Tom Steinberg explained how his latest project – FixMyTransport – was actually designed to ‘trick people into their first act of civic engagement’. The words ‘activism’ or ‘campaign’ don’t appear on the website, because that kind of language can often be alienating to the target audience, who just want to sort out a problem with their daily commute. The simple interface makes it very easy for a user to make a complaint. One complaint on its own have very little effect, but the site makes it very easy for individual complaints to aggregate publicly. With the support of five or more people, transport operators tend to take notice. The site is a few months old and some early successes suggest the approach could work on a large scale. I really liked the idea of enticing ordinary people with no interest in or knowledge of open data to take part by creating a really simple and attractive interface and purposefully leaving out any political language.
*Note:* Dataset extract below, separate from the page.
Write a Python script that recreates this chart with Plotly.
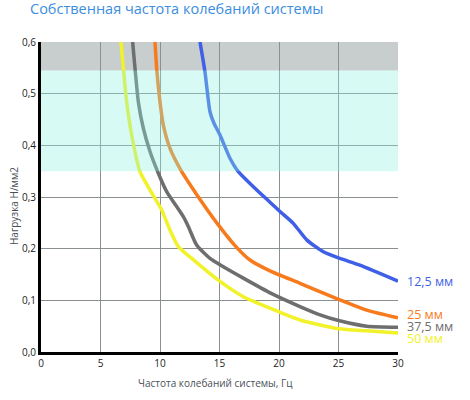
import plotly.graph_objects as go

# Data
x_125 = [13.36, 13.78, 14.2, 14.55, 15.04, 15.88, 16.58, 17.84, 19.24, 20.08, 21.2, 22.33, 23.72, 25.13, 26.8, 30.0]
y_125 = [0.60, 0.542, 0.465, 0.442, 0.42, 0.375, 0.349, 0.32, 0.290, 0.272, 0.249, 0.217, 0.194, 0.181, 0.168, 0.137]

x_25 = [9.58, 9.72, 10.0, 10.28, 10.84, 11.75, 13.08, 14.9, 16.3, 17.56, 19.24, 21.76, 25.0, 27.37, 30.0]
y_25 = [0.60, 0.549, 0.484, 0.439, 0.394, 0.352, 0.305, 0.246, 0.206, 0.178, 0.157, 0.133, 0.102, 0.081, 0.066]

x_375 = [7.7, 7.9, 8.18, 8.6, 9.16, 9.86, 10.55, 11.96, 12.38, 13.08, 14.2, 15.32, 17.0, 19.3, 21.76, 23.45, 25.0, 27.37, 30.0]
y_375 = [0.60, 0.549, 0.484, 0.433, 0.388, 0.346, 0.311, 0.262, 0.243, 0.207, 0.181, 0.165, 0.143, 0.114, 0.088, 0.072, 0.061, 0.050, 0.048]

x_50 = [6.72, 6.92, 7.2, 7.62, 8.32, 9.2, 10.14, 10.84, 11.54, 12.52, 14.9, 17.0, 19.24, 21.76, 25.0, 27.37, 30.0]
y_50 = [0.60, 0.549, 0.484, 0.42, 0.349, 0.312, 0.275, 0.236, 0.204, 0.184, 0.139, 0.107, 0.085, 0.062, 0.045, 0.041, 0.037]

series_names = ["12,5 мм", "25 мм", "37,5 мм", "50 мм"]
series_x = [x_125, x_25, x_375, x_50]
series_y = [y_125, y_25, y_375, y_50]
series_colors = ["#3f5fe6", "#f77b1c", "#6e6e6e", "#f2f22a"]
label_y = [0.137, 0.0735, 0.049, 0.027]

grey_band = [0.545, 0.6]
cyan_band = [0.35, 0.545]

title_text = "Собственная частота колебаний системы"
x_title = "Частота колебаний системы, Гц"
y_title = "Нагрузка Н/мм2"

FONT = "Open Sans"
PW, PH = 357, 310  # plot area size in px

fig = go.Figure()
for xs, ys, c, n in zip(series_x, series_y, series_colors, series_names):
    fig.add_trace(go.Scatter(x=xs, y=ys, mode="lines", name=n,
                             line=dict(color=c, width=3.5, shape="spline", smoothing=0.6),
                             showlegend=False, hoverinfo="skip"))

# bands
fig.add_shape(type="rect", xref="x", yref="y", x0=0, x1=30, y0=grey_band[0], y1=grey_band[1],
              fillcolor="#c8cdcd", line=dict(width=0), layer="below")
fig.add_shape(type="rect", xref="x", yref="y", x0=0, x1=30, y0=cyan_band[0], y1=cyan_band[1],
              fillcolor="rgb(140,240,225)", opacity=0.35, line=dict(width=0), layer="above")

# right-side series labels
for n, c, ly in zip(series_names, series_colors, label_y):
    fig.add_annotation(x=30, y=ly, xref="x", yref="y", text=n, showarrow=False,
                       xanchor="left", yanchor="middle", xshift=7,
                       font=dict(family=FONT, size=12.5, color=c))

# titles (positions relative to plot area)
fig.add_annotation(x=-13 / PW, y=1 + 34 / PH, xref="paper", yref="paper", text=title_text,
                   showarrow=False, xanchor="left", yanchor="middle",
                   font=dict(family=FONT, size=14.5, color="#3b8de0"))
fig.add_annotation(x=174 / PW, y=-31 / PH, xref="paper", yref="paper", text=x_title,
                   showarrow=False, xanchor="center", yanchor="middle",
                   font=dict(family=FONT, size=10, color="#4a4f57"))
fig.add_annotation(x=-27 / PW, y=146 / PH, xref="paper", yref="paper", text=y_title,
                   showarrow=False, textangle=-90, xanchor="center", yanchor="middle",
                   font=dict(family=FONT, size=10, color="#4a4f57"))

fig.update_layout(
    width=470, height=400,
    margin=dict(l=41, r=72, t=42, b=48),
    plot_bgcolor="white", paper_bgcolor="white",
    separators=", ",
    font=dict(family=FONT, size=10, color="#222222"),
    xaxis=dict(range=[0, 30], dtick=5, tick0=0, showgrid=True, gridcolor="#8a9090", gridwidth=1,
               zeroline=False, showline=True, linecolor="black", linewidth=3,
               ticks="", tickfont=dict(family=FONT, size=10, color="#222222")),
    yaxis=dict(range=[0, 0.6], dtick=0.1, tick0=0, tickformat=".1f", showgrid=True,
               gridcolor="#8a9090", gridwidth=1, zeroline=False, showline=True,
               linecolor="black", linewidth=3, ticks="",
               tickfont=dict(family=FONT, size=10, color="#222222")),
)

# remove the default page margin so the figure fills the window exactly
fig.write_html("out.html", config={"displayModeBar": False},
               post_script="document.body.style.margin='0';document.body.style.overflow='hidden';")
The enigmatically titled ‘Open… ‘ session turned out to be a somewhat philosophical discussion led by Andrew Rasiej and Nigel Shadbolt about the meaning of terms like ‘open’ and ‘public’ when applied to government data. Does data published as a PDF count as public, or does it need to be machine-readable? In a world where more and more of our information-processing is done by machines, ‘public access’ to data which can only be processed via feeble human eyes means very little. Data which has to be scraped from a website is not, Nigel suggested, good enough. Clearly, the ideal would be a presumption that ‘public’ entailed access to the data in formats which allow sophisticated manipulation rather than mere eyeball-scanning.

Generally, there seemed to be surprisingly little discussion of the Open Government Partnership (an intergovernmental initiative to secure commitments to open up government data). When it was mentioned it was often accompanied by scepticism. Although there may be problems with the approach, and it may yet turn out to be another opportunity for governments to enthuse about open data without actually doing much, I wonder if it deserves more optimistic engagement at this stage. That said, there were so many conversations going on in parallel sessions that I may have missed the more positive opinions floating around the camp.

All in all, it was a fascinating snapshot of the current state of the open government data movement. While many challenges lie ahead, the next year is sure to be interesting. I look forward to attending the next event.